Yesterday I was commissioned to write a “drunk” review about The Asylum flick Abraham Lincoln vs. Zombies, which posed two problems for me: 1) I got so drunk I passed out before the movie ended (I finished it the next day) and, 2) I hate writing reviews.
Regular YWC readers already know that I’m a huge Asylum movie buff, but what does one say about Asylum films? There isn’t really any need to dissect a movie like Mega Piranha. I just want to publish the trailer, poster, and the tagline from the film Pieces (“It’s exactly what you think it is!”) as my review when it comes to movies like these. However, since I don’t think that’s what the editors of this website want, I will attempt to give this a real review.
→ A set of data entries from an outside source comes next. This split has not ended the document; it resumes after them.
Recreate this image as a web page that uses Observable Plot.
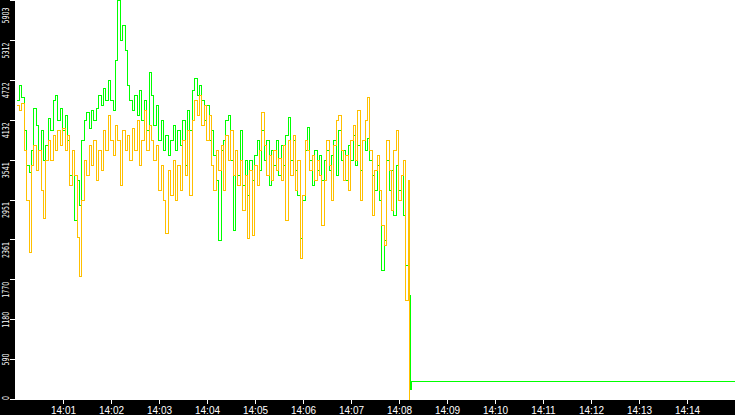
<!DOCTYPE html>
<html><head><meta charset="utf-8">
<script src="https://cdn.jsdelivr.net/npm/d3@7"></script>
<script src="https://cdn.jsdelivr.net/npm/@observablehq/plot@0.6"></script>
<style>html,body{margin:0;padding:0;background:#000;overflow:hidden} svg{display:block}</style>
</head><body><div id="chart"></div>
<script>
// sample timing of the main stretch (one reading every 3 s from 14:00:02)
const startTime = Date.UTC(2020, 0, 1, 14, 0, 2);
const stepSeconds = 3;

const greenValues = [
4424,4646,4468,3980,3462,3358,3684,4306,4054,3684,
3980,3536,3758,4158,3980,4424,4498,4128,4306,3980,
4202,3832,3314,3684,2648,3240,2870,3832,4128,4246,
4010,4276,4128,4306,4498,4350,4601,4424,4720,4424,
4276,5015,5903,5311,5533,5163,4646,4424,4276,4498,
4202,4572,4128,4424,3980,4838,4498,4054,4350,3832,
4128,3684,3906,3610,3832,4054,3684,3980,3758,4128,
3462,4276,3980,4572,4749,4498,4646,4424,4128,4350,
3832,3980,3610,3240,2352,3684,3832,4128,4202,3536,
2500,3684,3314,3980,3166,3536,3018,3536,3240,3610,
3832,3388,3980,3536,3832,3166,3684,3462,3832,3314,
3758,3462,3906,4173,3536,3832,3388,3018,2382,2944,
3684,4024,3536,3166,3684,3388,3610,3240,3536,3684,
3388,3610,3832,3314,3980,3536,3684,3240,3758,3536,
3906,3462,3758,3388,3832,3684,3861,3536,3314,3092,
3462,2944,1909,2352,3536,3092,3388,2722,3462,3092,
3314,2722,1983,1539];

const orangeValues = [
4350,4276,4380,3684,2944,2175,3462,3758,3388,3684,
3092,2678,3536,3832,3536,3906,3684,3980,3758,4010,
3684,3906,3166,3684,3314,2397,1820,2944,3536,3314,
3758,3462,3832,3240,3684,3388,3980,3684,4202,3832,
3610,4054,3832,3166,3980,3684,3906,3536,4010,3684,
4128,3462,3832,4276,3684,4054,3832,3536,3758,3092,
3462,2944,2456,3388,3018,3536,2944,3462,3092,3832,
3314,3980,3018,4128,4424,4202,4498,4054,4350,3832,
4202,3462,3092,3684,3388,3758,3092,3906,3536,3980,
3314,3684,3166,3536,2796,3314,2382,3388,2426,3462,
3166,3684,4246,3758,3314,3610,3240,3684,3388,3566,
3240,3758,2648,3832,3314,3906,3092,3536,2086,3018,
3832,3684,3388,3610,3240,3536,3314,2574,3240,3832,
3462,2944,3758,4128,4202,3684,3240,3610,3092,3832,
4054,3536,4276,2944,3832,4128,4468,3684,2722,3388,
3610,3092,2574,2278,3832,3388,2796,3684,3980,2944,
3314,3536,1465,3240];

const greenTailTimes = ["14:08:14", "14:08:15", "14:15:00"];
const greenTailValues = [148, 266, 266];
const orangeTailTimes = ["14:08:13"];
const orangeTailValues = [0];

const xTickLabels = ["14:01","14:02","14:03","14:04","14:05","14:06","14:07","14:08","14:09","14:10","14:11","14:12","14:13","14:14"];
const yTickValues = [0, 590, 1180, 1770, 2361, 2951, 3541, 4132, 4722, 5312, 5903];
const xDomain = ["14:00:00", "14:15:00"];

const parse = s => new Date("2020-01-01T" + (s.length === 5 ? s + ":00" : s) + "Z");
const mainTime = i => new Date(startTime + i * stepSeconds * 1000);

const greenData = greenValues.map((v, i) => ({t: mainTime(i), v}))
  .concat(greenTailTimes.map((s, i) => ({t: parse(s), v: greenTailValues[i]})));
const orangeData = orangeValues.map((v, i) => ({t: mainTime(i), v}))
  .concat(orangeTailTimes.map((s, i) => ({t: parse(s), v: orangeTailValues[i]})));

const yMid = yTickValues.filter(v => v >= 1770 && v < 5903);
const yLow = yTickValues.filter(v => v < 1770 && v > 0);
const yZero = yTickValues.filter(v => v === 0);
const yTop = yTickValues.filter(v => v === 5903);

const labelOpts = {frameAnchor: "left", dx: -10, rotate: -90, lineAnchor: "middle", fill: "white", fontSize: 9.5, fontFamily: "DejaVu Sans", text: d => String(d)};

const chart = Plot.plot({
  width: 735, height: 415,
  marginLeft: 15, marginRight: 0, marginTop: 0, marginBottom: 16,
  style: {background: "black", color: "white", fontFamily: "Liberation Sans", fontSize: "10px"},
  x: {type: "utc", domain: xDomain.map(parse), label: null},
  y: {domain: [0, 5903], label: null},
  marks: [
    Plot.frame({fill: "white", stroke: "none", insetTop: -1, insetRight: -1, insetLeft: -0.5, insetBottom: -0.5}),
    Plot.lineY(greenData, {x: "t", y: "v", stroke: "#00ff00", strokeWidth: 1, curve: "step-after", shapeRendering: "crispEdges"}),
    Plot.lineY(orangeData, {x: "t", y: "v", stroke: "#ffc000", strokeWidth: 1, curve: "step-after", shapeRendering: "crispEdges"}),
    Plot.axisX({ticks: xTickLabels.map(parse), tickFormat: d3.utcFormat("%H:%M"), tickSize: 5, tickPadding: 2, stroke: "white", fill: "white", fontSize: 10, fontFamily: "Liberation Sans"}),
    Plot.axisY({ticks: yTickValues, tickSize: 5, tickFormat: () => "", stroke: "white"}),
    Plot.text(yMid, {...labelOpts, y: d => d, textAnchor: "end", dy: 2}),
    Plot.text(yTop, {...labelOpts, y: d => d, textAnchor: "end", dy: 7}),
    Plot.text(yLow, {...labelOpts, y: d => d, textAnchor: "middle", dy: 0}),
    Plot.text(yZero, {...labelOpts, y: d => d, textAnchor: "middle", dy: -1.5})
  ]
});
document.getElementById("chart").appendChild(chart);
// crisp 1px strokes like the original raster chart
chart.querySelectorAll("path").forEach(p => p.setAttribute("shape-rendering", "crispEdges"));
// condense the rotated y labels to the narrow face of the original
chart.querySelectorAll("text").forEach(t => {
  const tr = t.getAttribute("transform") || "";
  if (tr.includes("rotate(-90")) {
    t.setAttribute("textLength", (t.textContent.length * 4.0).toFixed(1));
    t.setAttribute("lengthAdjust", "spacingAndGlyphs");
  }
});
</script>
</body></html>
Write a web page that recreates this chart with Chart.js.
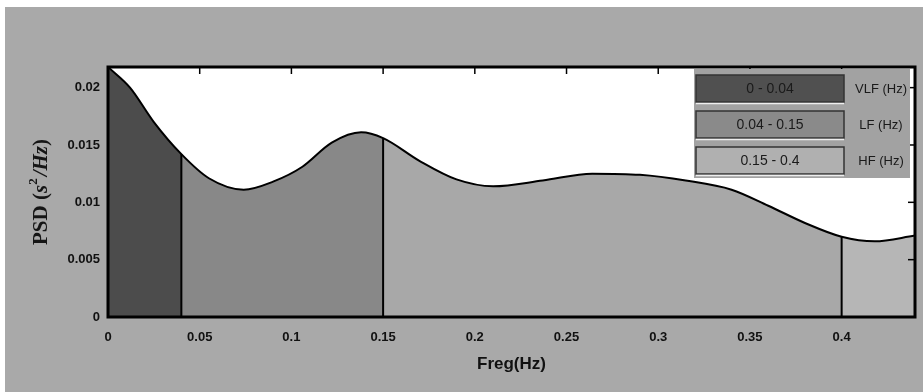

Abraham Lincoln vs. Zombies is Asylum’s mock-buster version of Abraham Lincoln: Vampire Hunter. If you would like to waste $10 ($13 if its in 3D) on an over stylized boring piece of drab hollywood, Vampire Hunter will be in theaters on June 22, 2012. If you can afford $1 and live near a Red Box I suggest renting Abe vs Zombies instead. If you’re a collector looking to add a new zombie movie to your collection, I will recommend renting it first, although $12.45 for the Blu-ray isn’t a bad deal.
When it comes to a low budget movie named Abraham Lincoln vs. Zombies you can only ask for two things: A decent Lincoln and zombies. Bill Oberst Jr. delivers as Lincoln, and there are plenty of zombies, which makes this movie a success in my book!
I really can’t stress enough how impressed I was by Oberst’s performance as the 16th President. If there was an award for best acting in an Asylum film, Oberst would win it hands down. Sorry Debbie Gibson, C. Thomas Howell and Mark Dacascos! Actually Abraham Lincoln vs. Zombies is probably the best acted film in Asylum history.
Besides the acting, Abraham Lincoln vs. Zombies stands out amongst your typical Saturday afternoon Syfy films because it actually features the undead. Most films of the Syfy ilk suffer because the Super Shark is only in Super Shark for a mere five minutes. You spend most of the feature bored with the bad filler dialogue between Debbie Gibson and Tiffany. Abraham Lincoln succeeds because it features a lot of zombie head shot action. Unfortunately it lacks from any real zombie gut-munching action that zombie fans expect, and practical effects fans will be disappointed by the CGI bloodshed (look for some random wayward CGI blood at the 30:10 mark). However, the multiple kitschy moments and over-the-top dialogue will keep the biggest z-movie enthusiast entertained.
I applaud everyone involved with the making of Abraham Lincoln vs. Zombies as it easily cracks the top five best Asylum films ever made. It could have easily been another disappointment like Transmorphers or Zombies vs. Vampires. There is an art to low budget mock-buster filmmaking, and this movie excels at it.